-------- Stored records --------

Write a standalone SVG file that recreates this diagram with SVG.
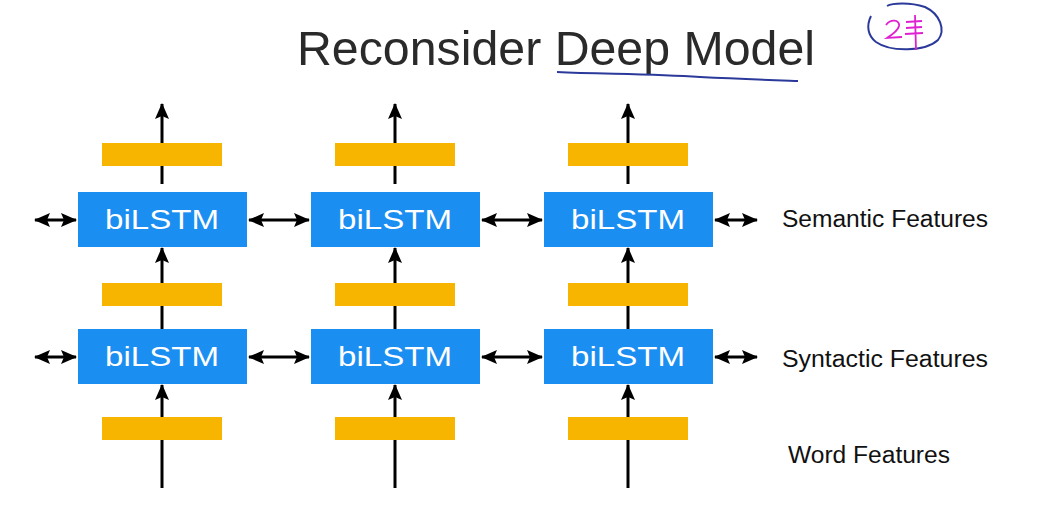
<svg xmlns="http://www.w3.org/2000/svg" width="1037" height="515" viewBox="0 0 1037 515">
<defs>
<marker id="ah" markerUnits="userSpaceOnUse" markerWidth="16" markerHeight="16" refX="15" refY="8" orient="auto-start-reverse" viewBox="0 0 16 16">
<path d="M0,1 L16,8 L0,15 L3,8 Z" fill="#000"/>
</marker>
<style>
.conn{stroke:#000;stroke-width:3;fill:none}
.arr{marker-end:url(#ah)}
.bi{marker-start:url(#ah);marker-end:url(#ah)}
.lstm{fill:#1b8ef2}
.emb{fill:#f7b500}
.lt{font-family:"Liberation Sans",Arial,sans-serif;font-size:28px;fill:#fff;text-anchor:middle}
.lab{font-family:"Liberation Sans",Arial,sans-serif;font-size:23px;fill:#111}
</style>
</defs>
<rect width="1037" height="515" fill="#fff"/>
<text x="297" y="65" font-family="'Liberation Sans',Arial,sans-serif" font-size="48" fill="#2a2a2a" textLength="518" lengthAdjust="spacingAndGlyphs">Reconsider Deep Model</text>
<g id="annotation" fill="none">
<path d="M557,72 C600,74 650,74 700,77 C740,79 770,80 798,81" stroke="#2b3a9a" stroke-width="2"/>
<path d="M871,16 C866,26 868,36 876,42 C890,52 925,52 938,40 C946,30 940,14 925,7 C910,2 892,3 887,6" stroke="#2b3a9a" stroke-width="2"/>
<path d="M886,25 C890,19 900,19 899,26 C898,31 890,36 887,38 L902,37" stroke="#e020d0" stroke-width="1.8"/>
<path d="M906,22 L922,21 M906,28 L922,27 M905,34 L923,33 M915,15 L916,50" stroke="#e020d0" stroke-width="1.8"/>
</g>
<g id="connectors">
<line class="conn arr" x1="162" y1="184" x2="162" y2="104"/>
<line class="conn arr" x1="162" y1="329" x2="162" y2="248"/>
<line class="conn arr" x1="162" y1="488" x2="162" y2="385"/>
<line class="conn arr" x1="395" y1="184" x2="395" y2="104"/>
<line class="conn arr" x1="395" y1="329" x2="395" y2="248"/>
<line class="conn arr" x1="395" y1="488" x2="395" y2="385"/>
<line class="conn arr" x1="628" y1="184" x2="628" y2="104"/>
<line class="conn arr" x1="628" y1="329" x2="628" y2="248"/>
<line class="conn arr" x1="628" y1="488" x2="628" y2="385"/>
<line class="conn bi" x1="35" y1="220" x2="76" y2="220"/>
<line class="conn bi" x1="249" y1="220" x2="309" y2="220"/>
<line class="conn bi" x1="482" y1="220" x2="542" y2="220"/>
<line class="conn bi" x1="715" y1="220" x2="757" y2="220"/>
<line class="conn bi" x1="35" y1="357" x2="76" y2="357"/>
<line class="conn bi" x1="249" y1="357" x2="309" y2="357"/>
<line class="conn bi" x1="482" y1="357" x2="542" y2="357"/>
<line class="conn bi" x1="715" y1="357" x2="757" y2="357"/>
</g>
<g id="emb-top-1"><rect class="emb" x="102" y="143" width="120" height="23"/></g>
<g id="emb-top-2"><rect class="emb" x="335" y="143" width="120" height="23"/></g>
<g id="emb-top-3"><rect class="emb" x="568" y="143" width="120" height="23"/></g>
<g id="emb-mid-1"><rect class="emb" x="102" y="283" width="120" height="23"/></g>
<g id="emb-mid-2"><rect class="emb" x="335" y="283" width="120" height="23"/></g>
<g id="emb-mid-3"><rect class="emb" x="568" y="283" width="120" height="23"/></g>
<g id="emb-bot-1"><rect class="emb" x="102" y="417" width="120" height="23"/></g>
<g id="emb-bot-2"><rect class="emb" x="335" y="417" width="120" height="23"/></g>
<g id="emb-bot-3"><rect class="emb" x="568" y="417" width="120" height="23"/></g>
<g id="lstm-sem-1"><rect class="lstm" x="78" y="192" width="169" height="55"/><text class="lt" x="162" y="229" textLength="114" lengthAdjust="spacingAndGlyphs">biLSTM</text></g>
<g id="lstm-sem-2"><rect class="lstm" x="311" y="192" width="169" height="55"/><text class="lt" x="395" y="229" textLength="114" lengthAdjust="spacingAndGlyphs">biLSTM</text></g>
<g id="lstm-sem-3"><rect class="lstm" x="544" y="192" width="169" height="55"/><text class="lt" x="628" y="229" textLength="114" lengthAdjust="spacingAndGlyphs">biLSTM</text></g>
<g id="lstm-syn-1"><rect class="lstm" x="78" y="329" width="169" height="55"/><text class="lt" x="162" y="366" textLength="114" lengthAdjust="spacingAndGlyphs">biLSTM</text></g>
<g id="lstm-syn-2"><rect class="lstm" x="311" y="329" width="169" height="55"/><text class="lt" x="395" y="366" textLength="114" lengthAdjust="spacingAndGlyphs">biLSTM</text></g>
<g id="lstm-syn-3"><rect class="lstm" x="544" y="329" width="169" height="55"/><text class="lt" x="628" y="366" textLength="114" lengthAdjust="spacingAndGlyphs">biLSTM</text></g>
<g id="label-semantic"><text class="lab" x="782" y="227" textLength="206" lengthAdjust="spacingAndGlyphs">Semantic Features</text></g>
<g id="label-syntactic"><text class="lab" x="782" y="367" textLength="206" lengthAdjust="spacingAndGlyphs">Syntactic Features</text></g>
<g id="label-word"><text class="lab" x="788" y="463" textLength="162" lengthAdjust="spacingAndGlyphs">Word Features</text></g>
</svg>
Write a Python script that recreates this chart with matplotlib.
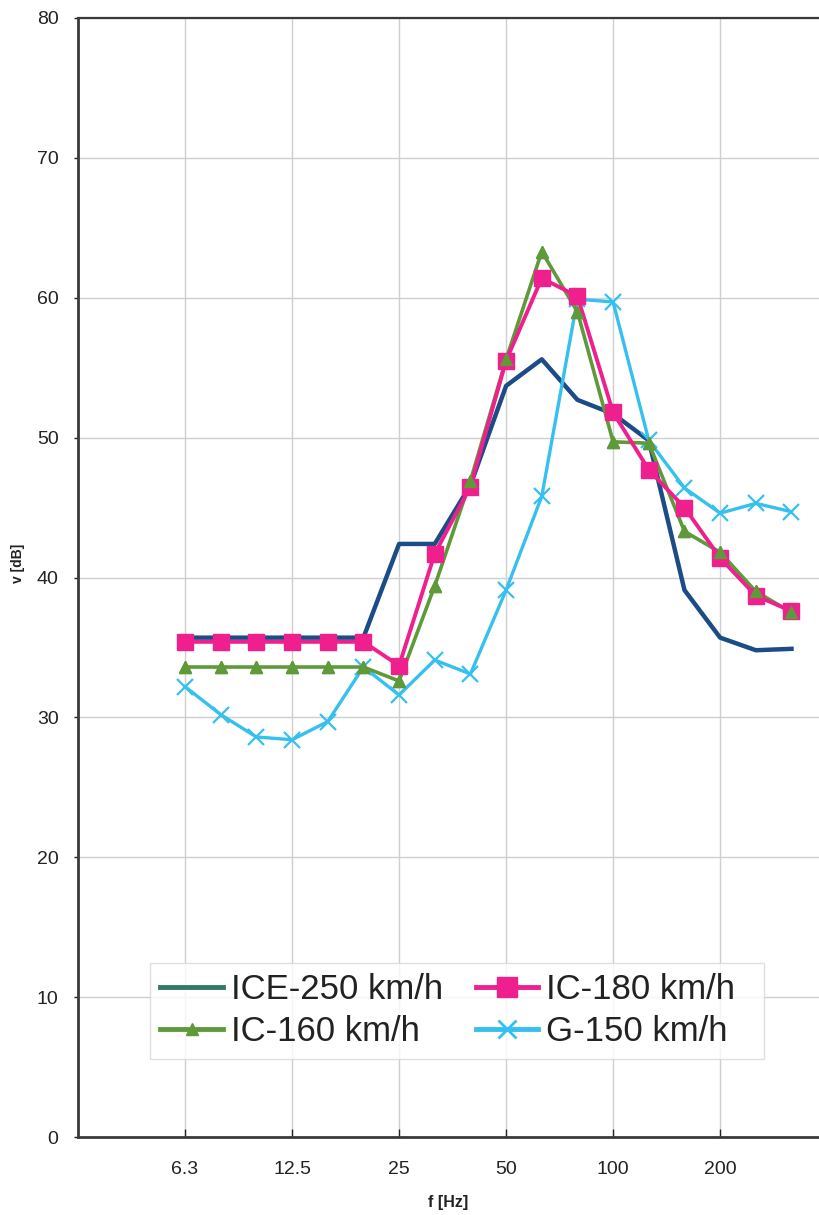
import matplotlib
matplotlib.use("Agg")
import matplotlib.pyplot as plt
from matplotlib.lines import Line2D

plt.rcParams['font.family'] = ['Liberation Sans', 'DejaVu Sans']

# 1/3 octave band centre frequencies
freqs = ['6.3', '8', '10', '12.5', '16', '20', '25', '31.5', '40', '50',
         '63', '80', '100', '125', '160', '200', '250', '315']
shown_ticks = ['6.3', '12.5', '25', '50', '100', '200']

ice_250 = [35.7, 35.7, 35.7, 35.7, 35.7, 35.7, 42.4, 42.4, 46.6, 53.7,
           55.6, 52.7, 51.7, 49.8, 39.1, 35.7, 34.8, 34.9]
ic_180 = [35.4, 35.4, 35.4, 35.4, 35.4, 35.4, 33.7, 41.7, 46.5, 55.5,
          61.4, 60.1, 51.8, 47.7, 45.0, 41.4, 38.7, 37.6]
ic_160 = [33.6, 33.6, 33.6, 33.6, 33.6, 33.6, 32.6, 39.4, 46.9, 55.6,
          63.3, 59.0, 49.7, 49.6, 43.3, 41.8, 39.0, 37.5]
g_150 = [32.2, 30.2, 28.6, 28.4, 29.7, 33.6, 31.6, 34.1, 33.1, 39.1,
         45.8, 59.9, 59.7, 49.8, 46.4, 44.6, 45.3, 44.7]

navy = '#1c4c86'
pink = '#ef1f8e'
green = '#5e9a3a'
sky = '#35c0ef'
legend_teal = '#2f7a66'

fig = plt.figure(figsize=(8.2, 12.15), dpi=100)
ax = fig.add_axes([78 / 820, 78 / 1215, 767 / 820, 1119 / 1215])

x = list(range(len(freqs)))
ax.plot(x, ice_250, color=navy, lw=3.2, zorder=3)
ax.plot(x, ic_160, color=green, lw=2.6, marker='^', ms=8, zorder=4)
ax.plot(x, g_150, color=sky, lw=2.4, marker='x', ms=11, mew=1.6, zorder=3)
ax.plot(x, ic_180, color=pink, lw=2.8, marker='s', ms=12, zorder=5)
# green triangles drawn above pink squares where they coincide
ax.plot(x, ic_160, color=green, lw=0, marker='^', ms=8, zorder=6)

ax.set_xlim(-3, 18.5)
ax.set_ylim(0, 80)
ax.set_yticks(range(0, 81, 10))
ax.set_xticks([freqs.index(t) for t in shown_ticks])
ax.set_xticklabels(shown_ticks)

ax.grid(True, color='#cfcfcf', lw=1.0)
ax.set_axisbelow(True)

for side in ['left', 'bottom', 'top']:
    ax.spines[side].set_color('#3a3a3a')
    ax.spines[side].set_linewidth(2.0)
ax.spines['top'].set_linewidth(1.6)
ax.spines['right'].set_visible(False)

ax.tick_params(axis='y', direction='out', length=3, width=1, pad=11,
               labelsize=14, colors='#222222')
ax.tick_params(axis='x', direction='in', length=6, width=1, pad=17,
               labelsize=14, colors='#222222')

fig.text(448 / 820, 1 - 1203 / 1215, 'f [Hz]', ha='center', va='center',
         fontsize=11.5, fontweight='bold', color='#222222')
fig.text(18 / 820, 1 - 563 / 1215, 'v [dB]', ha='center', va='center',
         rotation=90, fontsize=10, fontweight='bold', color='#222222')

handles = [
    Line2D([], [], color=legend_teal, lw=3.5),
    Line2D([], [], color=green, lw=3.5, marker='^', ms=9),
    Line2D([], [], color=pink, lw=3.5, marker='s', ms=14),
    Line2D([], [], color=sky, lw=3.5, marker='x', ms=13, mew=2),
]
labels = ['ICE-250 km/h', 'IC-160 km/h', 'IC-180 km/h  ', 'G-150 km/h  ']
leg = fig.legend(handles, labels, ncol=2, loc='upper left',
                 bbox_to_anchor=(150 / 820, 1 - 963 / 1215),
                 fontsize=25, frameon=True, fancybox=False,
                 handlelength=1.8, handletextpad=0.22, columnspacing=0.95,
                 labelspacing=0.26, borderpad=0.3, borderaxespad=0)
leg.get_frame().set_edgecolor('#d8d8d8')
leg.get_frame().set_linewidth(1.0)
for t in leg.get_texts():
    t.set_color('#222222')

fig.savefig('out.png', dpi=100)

--------
-------- Stored records --------

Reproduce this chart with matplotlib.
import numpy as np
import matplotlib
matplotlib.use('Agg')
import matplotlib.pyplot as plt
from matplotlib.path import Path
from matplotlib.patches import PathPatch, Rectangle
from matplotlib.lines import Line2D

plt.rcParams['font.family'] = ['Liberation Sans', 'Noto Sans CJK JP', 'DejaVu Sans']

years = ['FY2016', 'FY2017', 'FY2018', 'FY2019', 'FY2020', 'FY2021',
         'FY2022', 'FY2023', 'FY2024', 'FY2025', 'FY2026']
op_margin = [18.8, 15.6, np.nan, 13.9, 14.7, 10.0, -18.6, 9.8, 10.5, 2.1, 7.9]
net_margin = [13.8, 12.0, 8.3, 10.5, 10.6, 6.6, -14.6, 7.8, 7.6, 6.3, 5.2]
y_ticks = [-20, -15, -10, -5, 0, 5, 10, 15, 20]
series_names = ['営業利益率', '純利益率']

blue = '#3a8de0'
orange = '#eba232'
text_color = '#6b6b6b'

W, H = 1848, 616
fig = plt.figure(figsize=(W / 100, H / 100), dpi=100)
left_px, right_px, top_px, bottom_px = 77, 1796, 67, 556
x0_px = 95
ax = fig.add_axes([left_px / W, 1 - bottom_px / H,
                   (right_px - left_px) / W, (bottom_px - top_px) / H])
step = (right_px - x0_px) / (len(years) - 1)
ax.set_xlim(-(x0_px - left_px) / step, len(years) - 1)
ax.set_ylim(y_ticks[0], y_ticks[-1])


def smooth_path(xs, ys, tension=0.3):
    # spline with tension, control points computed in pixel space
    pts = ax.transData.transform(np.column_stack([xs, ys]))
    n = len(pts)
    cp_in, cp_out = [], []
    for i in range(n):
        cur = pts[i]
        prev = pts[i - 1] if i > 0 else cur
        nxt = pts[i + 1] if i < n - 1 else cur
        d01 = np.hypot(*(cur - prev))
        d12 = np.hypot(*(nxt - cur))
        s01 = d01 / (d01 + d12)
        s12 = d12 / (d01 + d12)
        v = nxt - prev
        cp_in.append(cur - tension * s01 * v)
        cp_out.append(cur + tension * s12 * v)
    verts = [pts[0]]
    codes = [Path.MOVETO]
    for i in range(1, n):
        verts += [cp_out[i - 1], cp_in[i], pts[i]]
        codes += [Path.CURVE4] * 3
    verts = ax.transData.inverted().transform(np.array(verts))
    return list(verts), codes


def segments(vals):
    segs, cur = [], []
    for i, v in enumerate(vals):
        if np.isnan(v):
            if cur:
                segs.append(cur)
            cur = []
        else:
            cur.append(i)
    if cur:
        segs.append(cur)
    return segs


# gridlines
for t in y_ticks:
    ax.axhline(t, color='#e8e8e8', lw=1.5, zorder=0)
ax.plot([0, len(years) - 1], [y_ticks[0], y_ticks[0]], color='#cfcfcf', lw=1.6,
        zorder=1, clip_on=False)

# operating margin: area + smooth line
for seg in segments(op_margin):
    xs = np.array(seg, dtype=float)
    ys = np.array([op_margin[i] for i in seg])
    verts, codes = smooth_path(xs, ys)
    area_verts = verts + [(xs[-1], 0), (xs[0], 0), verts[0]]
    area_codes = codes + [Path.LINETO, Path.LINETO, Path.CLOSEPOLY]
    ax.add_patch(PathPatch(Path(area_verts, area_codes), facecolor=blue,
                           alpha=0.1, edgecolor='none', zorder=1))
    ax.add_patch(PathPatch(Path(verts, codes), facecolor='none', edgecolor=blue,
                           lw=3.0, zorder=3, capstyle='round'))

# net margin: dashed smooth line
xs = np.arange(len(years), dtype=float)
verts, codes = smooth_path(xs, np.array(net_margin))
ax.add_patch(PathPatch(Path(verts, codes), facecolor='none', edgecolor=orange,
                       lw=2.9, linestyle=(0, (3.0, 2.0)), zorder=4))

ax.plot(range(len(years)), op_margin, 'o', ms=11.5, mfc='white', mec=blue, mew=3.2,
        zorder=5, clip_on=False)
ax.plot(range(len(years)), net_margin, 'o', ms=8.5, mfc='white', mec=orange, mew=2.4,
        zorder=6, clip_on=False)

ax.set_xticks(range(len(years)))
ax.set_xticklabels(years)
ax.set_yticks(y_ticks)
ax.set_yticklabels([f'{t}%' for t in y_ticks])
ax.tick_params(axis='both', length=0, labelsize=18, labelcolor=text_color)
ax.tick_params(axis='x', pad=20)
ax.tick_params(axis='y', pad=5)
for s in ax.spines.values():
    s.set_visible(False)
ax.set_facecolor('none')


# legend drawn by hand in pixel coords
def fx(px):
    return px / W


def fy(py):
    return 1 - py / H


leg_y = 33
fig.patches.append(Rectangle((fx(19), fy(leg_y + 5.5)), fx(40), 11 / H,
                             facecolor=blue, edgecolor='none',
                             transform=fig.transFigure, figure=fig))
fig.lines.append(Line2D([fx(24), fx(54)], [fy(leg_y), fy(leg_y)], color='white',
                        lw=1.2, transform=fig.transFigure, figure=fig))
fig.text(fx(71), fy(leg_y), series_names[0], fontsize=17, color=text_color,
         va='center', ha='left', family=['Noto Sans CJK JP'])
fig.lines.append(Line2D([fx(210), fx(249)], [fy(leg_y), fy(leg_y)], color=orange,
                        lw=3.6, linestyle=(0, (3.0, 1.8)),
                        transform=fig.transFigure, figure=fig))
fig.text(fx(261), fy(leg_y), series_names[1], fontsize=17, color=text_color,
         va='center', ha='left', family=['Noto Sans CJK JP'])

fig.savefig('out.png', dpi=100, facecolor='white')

--------

Going back to the data above, write out everything from the line with "Write a Python" down to the line with "plt.rcParams['font.family'] = ['Liberation Sans', 'DejaVu", both included, leaving every picture out.

**Exercise result:**
Write a Python script that recreates this chart with matplotlib.
import matplotlib
matplotlib.use("Agg")
import matplotlib.pyplot as plt
from matplotlib.lines import Line2D

plt.rcParams['font.family'] = ['Liberation Sans', 'DejaVu Sans']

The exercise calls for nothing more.